After that we hit the phonics digraph bingo again. This pleased the heck out of me, she had markedly improved from the previous day. She’s quicker to recognize the combinations of ch, sh, and th and is reading the words out faster.

Okay, I’ll admit it. I cheat at bingo. I make sure to let her win. Not easily or without me getting any, but it appears to be a close game. She doesn’t realize that I can read the words through the thin paper that is stacked upside down. I push words aside that I have and she doesn’t.

My reasoning on this is that she will get the pennies then and that we will add them up and practice counting by 2s, 5s, 10s and more. The important part of all of this is that she stays interested and motivated to learn. Besides, I whomped her good at Uno. We played four rounds and the only one she managed to win was the last round!

I think that the major reason that I am tired is that I’m still scared…

  • That I won’t do a good job
  • That I’ll be all over the place and she won’t learn anything
  • That I’m not spending enough time on the basics

I’m admitting to those fears here – mainly because I believe in being brutally honest. You will note I didn’t name this blog the Homeschool Expert or the Homeschool Goddess Who Knows All Things.

I’m not the be all, end all.

Perhaps that is why I’m finding it just a tad difficult to…

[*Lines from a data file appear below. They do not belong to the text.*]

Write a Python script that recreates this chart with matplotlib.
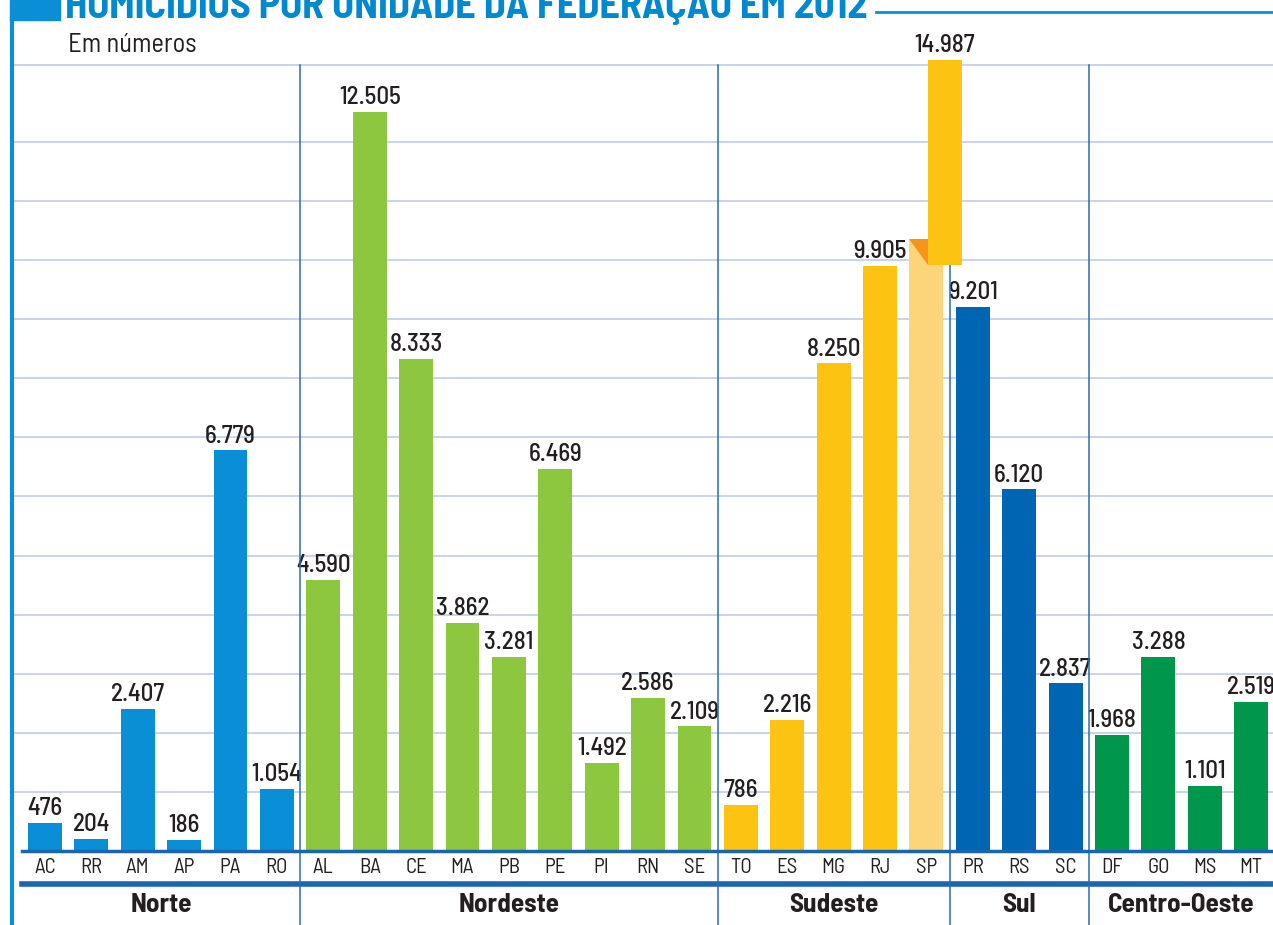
import matplotlib
matplotlib.use('Agg')
import matplotlib.pyplot as plt
from matplotlib.patches import Rectangle, Polygon
from matplotlib.lines import Line2D

plt.rcParams['font.family'] = ['Barlow Semi Condensed', 'DejaVu Sans']

# data
regions = ['Norte', 'Nordeste', 'Sudeste', 'Sul', 'Centro-Oeste']
norte_uf = ['AC', 'RR', 'AM', 'AP', 'PA', 'RO']
norte_val = [476, 204, 2407, 186, 6779, 1054]
nordeste_uf = ['AL', 'BA', 'CE', 'MA', 'PB', 'PE', 'PI', 'RN', 'SE']
nordeste_val = [4590, 12505, 8333, 3862, 3281, 6469, 1492, 2586, 2109]
sudeste_uf = ['TO', 'ES', 'MG', 'RJ', 'SP']
sudeste_val = [786, 2216, 8250, 9905, 14987]
sul_uf = ['PR', 'RS', 'SC']
sul_val = [9201, 6120, 2837]
co_uf = ['DF', 'GO', 'MS', 'MT']
co_val = [1968, 3288, 1101, 2519]

region_colors = ['#0a8fd6', '#8dc63f', '#fdc313', '#0066b3', '#00964b']
BLUE = '#0a8fd6'
DARK_BLUE = '#1b64b0'
TXT = '#231f20'

# the SP bar is drawn "broken" (folded), values where the cut happens
ymax = 13300
sp_cut_low = 9920
sp_cut_high = 10360
sp_drawn_top = 13380

groups = [(norte_uf, norte_val), (nordeste_uf, nordeste_val),
          (sudeste_uf, sudeste_val), (sul_uf, sul_val), (co_uf, co_val)]

W, H = 1273, 925
fig = plt.figure(figsize=(W / 100, H / 100), dpi=100)
ax = fig.add_axes([12 / W, 74 / H, 1 - 12 / W, 786 / H])

def fmt(v):
    return f'{v:,}'.replace(',', '.')

xt = ax.get_xaxis_transform()
bw = 0.73
i = 0
bounds = []
for (ufs, vals), col, reg in zip(groups, region_colors, regions):
    start = i
    for uf, v in zip(ufs, vals):
        if uf == 'SP':
            ax.bar(i, sp_cut_high, width=bw, color='#fcd57b', zorder=2)
            x0 = i - bw / 2
            xm = x0 + 0.4
            ax.add_patch(Polygon([(x0, sp_cut_high), (xm, sp_cut_high), (xm, sp_cut_low)],
                                 closed=True, color='#f7941d', zorder=3, lw=0))
            ax.bar(i + 0.4, sp_drawn_top - sp_cut_low, bottom=sp_cut_low, width=bw,
                   color=col, zorder=4, clip_on=False)
            ax.annotate(fmt(v), (i + 0.4, sp_drawn_top), xytext=(0, 2),
                        textcoords='offset points', ha='center', va='bottom',
                        fontsize=18, fontweight=500, color=TXT, annotation_clip=False)
        else:
            ax.bar(i, v, width=bw, color=col, zorder=2)
            ax.annotate(fmt(v), (i, v), xytext=(0, 2), textcoords='offset points',
                        ha='center', va='bottom', fontsize=18, fontweight=500, color=TXT)
        ax.text(i, -0.0216, uf, transform=xt, ha='center', va='center',
                fontsize=15, color=TXT)
        i += 1
    ax.text((start + i - 1) / 2, -0.0687, reg, transform=xt, ha='center', va='center',
            fontsize=19.5, fontweight='bold', color=TXT)
    bounds.append(i - 0.5)

for b in bounds[:-1]:
    ax.plot([b, b], [1, -0.1], transform=xt, color='#2b6cb3', lw=1.1,
            clip_on=False, zorder=3)

ax.plot([-0.5, 26.5], [0, 0], color=DARK_BLUE, lw=2.5, clip_on=False, zorder=5)
ax.plot([-0.5, 26.5], [-0.042, -0.042], transform=xt, color=DARK_BLUE, lw=4,
        clip_on=False)

ax.set_xlim(-0.71, 26.47)
ax.set_ylim(0, ymax)
ax.set_yticks(range(1000, 13000, 1000))
ax.grid(axis='y', color='#c3d1ea', lw=1.3, zorder=0)
ax.set_axisbelow(True)
ax.tick_params(left=False, bottom=False, labelleft=False, labelbottom=False)
for s in ['left', 'right', 'bottom']:
    ax.spines[s].set_visible(False)
ax.spines['top'].set_color('#c3d1ea')
ax.spines['top'].set_linewidth(1.3)

# header
fig.add_artist(Line2D([11.5 / W, 11.5 / W], [0, 1 - 18 / H], color=BLUE, lw=3))
fig.add_artist(Rectangle((10 / W, 1 - 20 / H), 50 / W, 20 / H, color=BLUE,
                         transform=fig.transFigure))
fig.text(65 / W, 1 - 18 / H, 'HOMICÍDIOS POR UNIDADE DA FEDERAÇÃO EM 2012',
         color='#0089cf', fontsize=29, fontweight='bold', va='baseline', ha='left')
fig.add_artist(Line2D([876 / W, 1], [1 - 12 / H, 1 - 12 / H], color=BLUE, lw=2))
fig.text(68 / W, 1 - 45 / H, 'Em números', fontsize=19, color=TXT,
         va='center', ha='left')

fig.savefig('out.png', dpi=100)
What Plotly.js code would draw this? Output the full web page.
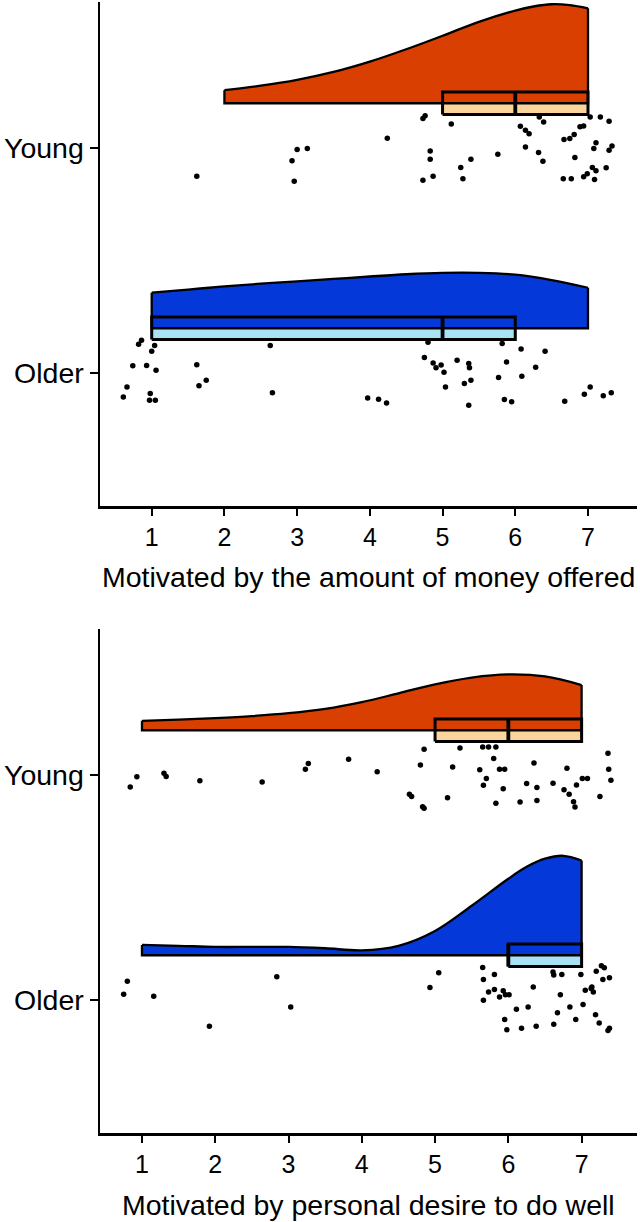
<!DOCTYPE html>
<html>
<head>
<meta charset="utf-8">
<script src="https://cdn.plot.ly/plotly-3.0.1.min.js"></script>
<style>html,body{margin:0;padding:0;background:#fff;}#chart{width:640px;height:1222px;}</style>
</head>
<body>
<div id="chart"></div>
<script>
// ---------- DATA ----------
const categories = ['Older', 'Young'];
const xTicks = [1, 2, 3, 4, 5, 6, 7];
const titleTop = 'Motivated by the amount of money offered';
const titleBottom = 'Motivated by personal desire to do well';

// Half-violin density outlines (x value, height in category units)
const topYoungDensX = [2, 2.5, 3, 3.5, 4, 4.5, 5, 5.5, 6, 6.25, 6.5, 6.75, 7];
const topYoungDensH = [0.058, 0.078, 0.104, 0.139, 0.185, 0.240, 0.300, 0.362, 0.412, 0.430, 0.440, 0.436, 0.422];
const topOlderDensX = [1, 1.5, 2, 2.5, 3, 3.5, 4, 4.5, 5, 5.5, 6, 6.5, 7];
const topOlderDensH = [0.158, 0.172, 0.186, 0.198, 0.208, 0.219, 0.230, 0.240, 0.246, 0.246, 0.238, 0.214, 0.180];
const botYoungDensX = [1, 1.5, 2, 2.5, 3, 3.5, 4, 4.5, 5, 5.5, 6, 6.5, 7];
const botYoungDensH = [0.042, 0.047, 0.054, 0.063, 0.076, 0.095, 0.125, 0.164, 0.204, 0.234, 0.248, 0.239, 0.201];
const botOlderDensX = [1, 1.5, 2, 2.5, 3, 3.5, 4, 4.5, 5, 5.5, 6, 6.25, 6.5, 6.75, 7];
const botOlderDensH = [0.046, 0.042, 0.037, 0.037, 0.037, 0.031, 0.022, 0.042, 0.108, 0.220, 0.340, 0.393, 0.429, 0.442, 0.421];

// Box statistics [Q1, median, Q3]
const topYoungBox = [5, 6, 7];
const topOlderBox = [1, 5, 6];
const botYoungBox = [5, 6, 7];
const botOlderBox = [6, 6, 7];

// Raw (jittered) points: x values and vertical jitter offsets
const topYoungX = [1.62, 2.96, 2.93, 3.00, 3.14, 4.24, 4.73, 4.76, 5.12, 4.83, 4.83, 4.73, 4.87, 5.25, 5.39, 5.28, 5.76, 6.07, 6.14, 6.19, 6.33, 6.39, 6.14, 6.32, 6.38, 6.67, 6.75, 6.81, 6.89, 6.94, 7.03, 7.17, 7.29, 7.11, 7.08, 7.33, 7.29, 6.82, 7.25, 7.06, 7.11, 6.94, 6.99, 7.09, 6.66, 6.77];
const topYoungJ = [-0.124, -0.147, -0.056, -0.006, -0.001, 0.044, 0.132, 0.144, 0.108, -0.012, -0.049, -0.142, -0.124, -0.086, -0.049, -0.136, -0.027, 0.098, 0.080, 0.065, 0.139, 0.117, 0.006, -0.019, -0.058, 0.039, 0.043, 0.061, 0.095, 0.099, 0.139, 0.139, 0.120, 0.024, -0.001, 0.010, -0.009, -0.041, -0.087, -0.086, -0.100, -0.127, -0.113, -0.139, -0.136, -0.136];

const topOlderX = [0.82, 0.86, 1.04, 1.00, 0.74, 0.93, 1.06, 0.66, 0.61, 0.98, 0.97, 1.05, 1.62, 1.75, 1.65, 2.63, 2.66, 3.97, 4.12, 4.23, 4.80, 4.75, 4.87, 4.91, 4.98, 5.02, 5.04, 5.20, 5.36, 5.37, 5.30, 5.39, 5.36, 5.82, 5.88, 5.77, 5.85, 5.95, 6.08, 6.09, 6.28, 6.41, 6.68, 6.95, 7.03, 7.21, 7.32];
const topOlderJ = [0.129, 0.147, 0.123, 0.098, 0.033, 0.034, 0.013, -0.061, -0.105, -0.090, -0.120, -0.120, 0.038, -0.031, -0.056, 0.123, -0.087, -0.110, -0.116, -0.132, 0.138, 0.070, 0.046, 0.025, 0.037, 0.004, -0.061, 0.058, 0.043, 0.025, -0.046, -0.031, -0.142, 0.132, 0.050, -0.019, -0.117, -0.127, 0.108, -0.013, 0.027, 0.098, -0.124, -0.093, -0.061, -0.100, -0.087];

const botYoungX = [0.84, 0.93, 1.30, 1.33, 1.79, 2.64, 3.23, 3.27, 3.82, 4.21, 4.80, 4.85, 4.65, 4.68, 4.83, 4.85, 5.17, 5.24, 5.34, 5.65, 5.73, 5.83, 5.80, 5.61, 5.70, 5.66, 5.88, 5.95, 5.93, 5.83, 6.16, 6.35, 6.25, 6.39, 6.39, 6.61, 6.80, 6.76, 6.83, 6.89, 6.91, 6.93, 7.01, 7.08, 7.25, 7.36, 7.37, 7.40];
const botYoungJ = [-0.052, -0.007, 0.009, -0.006, -0.025, -0.030, 0.027, 0.052, 0.071, 0.015, 0.046, 0.116, -0.085, -0.095, -0.140, -0.147, -0.100, 0.037, 0.121, 0.126, 0.126, 0.126, 0.074, 0.024, -0.015, -0.045, 0.027, 0.027, -0.060, -0.125, -0.119, 0.054, -0.037, -0.055, -0.112, -0.036, 0.031, -0.065, -0.085, -0.118, -0.141, -0.043, -0.015, -0.015, -0.095, 0.098, 0.027, -0.022];

const botOlderX = [0.80, 0.75, 1.16, 1.92, 2.84, 3.03, 5.05, 4.93, 5.65, 5.66, 5.81, 5.66, 5.73, 5.81, 5.88, 5.93, 5.96, 6.01, 5.95, 5.98, 6.11, 6.18, 6.27, 6.34, 6.38, 6.61, 6.62, 6.73, 6.71, 6.67, 6.62, 6.84, 6.92, 6.99, 7.02, 7.05, 7.13, 7.16, 7.14, 7.20, 7.27, 7.31, 7.29, 7.38, 7.19, 7.24, 7.36, 7.38];
const botOlderJ = [0.085, 0.027, 0.018, -0.115, 0.104, -0.030, 0.122, 0.057, 0.146, 0.092, 0.115, 0.000, 0.037, 0.048, 0.015, 0.042, 0.025, 0.025, -0.085, -0.131, -0.040, -0.124, -0.030, 0.059, -0.116, 0.126, 0.112, 0.115, 0.025, -0.055, -0.107, -0.030, -0.085, 0.115, -0.019, 0.045, 0.052, 0.037, 0.059, 0.129, 0.153, 0.144, 0.092, 0.100, -0.064, -0.101, -0.134, -0.124];

// ---------- STYLE ----------
const ORANGE = '#D83F00', PEACH = '#FCD59C';
const BLUE = '#0538D8', LIGHTBLUE = '#A9E1F5';
const FONT = 'Liberation Sans, Arimo, Arial, Helvetica, sans-serif';
const OFFSET = 0.2;   // violin baseline above category centre
const BOXH = 0.05;    // half thickness of box

const traces = [];
function group(xa, ya, cat, dx, dh, box, px, pj, dark, light) {
  const base = cat + OFFSET;
  const common = {xaxis: xa, yaxis: ya, hoverinfo: 'skip', showlegend: false, type: 'scatter'};
  // box light fill
  traces.push(Object.assign({}, common, {
    x: [box[0], box[2], box[2], box[0], box[0]],
    y: [base - BOXH, base - BOXH, base + BOXH, base + BOXH, base - BOXH],
    mode: 'lines', fill: 'toself', fillcolor: light, line: {width: 0, color: light}
  }));
  // violin
  const x0 = dx[0], x1 = dx[dx.length - 1];
  traces.push(Object.assign({}, common, {
    x: [x0, x1], y: [base, base], mode: 'lines', line: {width: 0, color: 'rgba(0,0,0,0)'}
  }));
  traces.push(Object.assign({}, common, {
    x: dx, y: dh.map(h => base + h), mode: 'lines',
    line: {color: dark, width: 0, shape: 'spline', smoothing: 1},
    fill: 'tonexty', fillcolor: dark
  }));
  traces.push(Object.assign({}, common, {
    x: dx, y: dh.map(h => base + h), mode: 'lines',
    line: {color: '#000', width: 2.3, shape: 'spline', smoothing: 1}
  }));
  traces.push(Object.assign({}, common, {
    x: [x0, x0, x1, x1, x0], y: [base + dh[0], base, base, base + dh[dh.length - 1], null],
    mode: 'lines', line: {color: '#000', width: 2.3}
  }));
  // box outline + median
  traces.push(Object.assign({}, common, {
    x: [box[0], box[2], box[2], box[0], box[0]],
    y: [base - BOXH, base - BOXH, base + BOXH, base + BOXH, base - BOXH],
    mode: 'lines', line: {color: '#000', width: 3}
  }));
  traces.push(Object.assign({}, common, {
    x: [box[1], box[1]], y: [base - BOXH, base + BOXH],
    mode: 'lines', line: {color: '#000', width: 3.8}
  }));
  // points
  traces.push(Object.assign({}, common, {
    x: px, y: pj.map(j => cat + j), mode: 'markers',
    marker: {color: '#000', size: 5.5}
  }));
}

group('x', 'y', 2, topYoungDensX, topYoungDensH, topYoungBox, topYoungX, topYoungJ, ORANGE, PEACH);
group('x', 'y', 1, topOlderDensX, topOlderDensH, topOlderBox, topOlderX, topOlderJ, BLUE, LIGHTBLUE);
group('x2', 'y2', 2, botYoungDensX, botYoungDensH, botYoungBox, botYoungX, botYoungJ, ORANGE, PEACH);
group('x2', 'y2', 1, botOlderDensX, botOlderDensH, botOlderBox, botOlderX, botOlderJ, BLUE, LIGHTBLUE);

const xax = {
  tickvals: xTicks, ticktext: xTicks.map(String), ticks: 'outside', ticklen: 7, tickwidth: 2, tickcolor: '#000',
  showline: true, linewidth: 2.5, linecolor: '#000', showgrid: false, zeroline: false,
  tickfont: {family: FONT, size: 25, color: '#000'}, fixedrange: true
};
const yax = {
  tickvals: [1, 2], ticktext: categories, ticks: 'outside', ticklen: 8, tickwidth: 2, tickcolor: '#000',
  showline: true, linewidth: 2.5, linecolor: '#000', showgrid: false, zeroline: false,
  tickfont: {family: FONT, size: 28.5, color: '#000'}, range: [0.41, 2.65], fixedrange: true
};
const plotH = 1222 - 2 - 89;
const layout = {
  width: 640, height: 1222,
  margin: {l: 100, r: 3, t: 2, b: 89, pad: 0},
  paper_bgcolor: '#fff', plot_bgcolor: '#fff',
  font: {family: FONT, color: '#000'},
  xaxis: Object.assign({}, xax, {anchor: 'y', domain: [0, 1], range: [0.289, 7.674]}),
  yaxis: Object.assign({}, yax, {anchor: 'x', domain: [627 / plotH, 1]}),
  xaxis2: Object.assign({}, xax, {anchor: 'y2', domain: [0, 1], range: [0.427, 7.756]}),
  yaxis2: Object.assign({}, yax, {anchor: 'x2', domain: [0, 504 / plotH]}),
  annotations: [
    {text: titleTop, xref: 'paper', yref: 'paper', x: 0.5, y: 627 / plotH, yshift: -71,
     xanchor: 'center', yanchor: 'middle', showarrow: false, font: {family: FONT, size: 28.5, color: '#000'}},
    {text: titleBottom, xref: 'paper', yref: 'paper', x: 0.5, y: 0, yshift: -72,
     xanchor: 'center', yanchor: 'middle', showarrow: false, font: {family: FONT, size: 28.5, color: '#000'}}
  ]
};
Plotly.newPlot('chart', traces, layout, {displayModeBar: false, staticPlot: true});
</script>
</body>
</html>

  • Run a small cleaning biz
  • Write in these two blogs three times a week
  • Teach classes (anywhere from 1-5 classes per month)
  • Edit my current non-fiction manuscript
  • Keep the household stuff going
  • Finish writing Book 2 of War’s End so I can get started on my 12 book fantasy series
  • Actually DO something with my garden (now that it isn’t hot enough to induce heat stroke)
  • Oh yeah, and homeschool my child

Overbook yourself much, Christine?

Shut up, you!

Well, I guess I know why I’m so damned tired every day.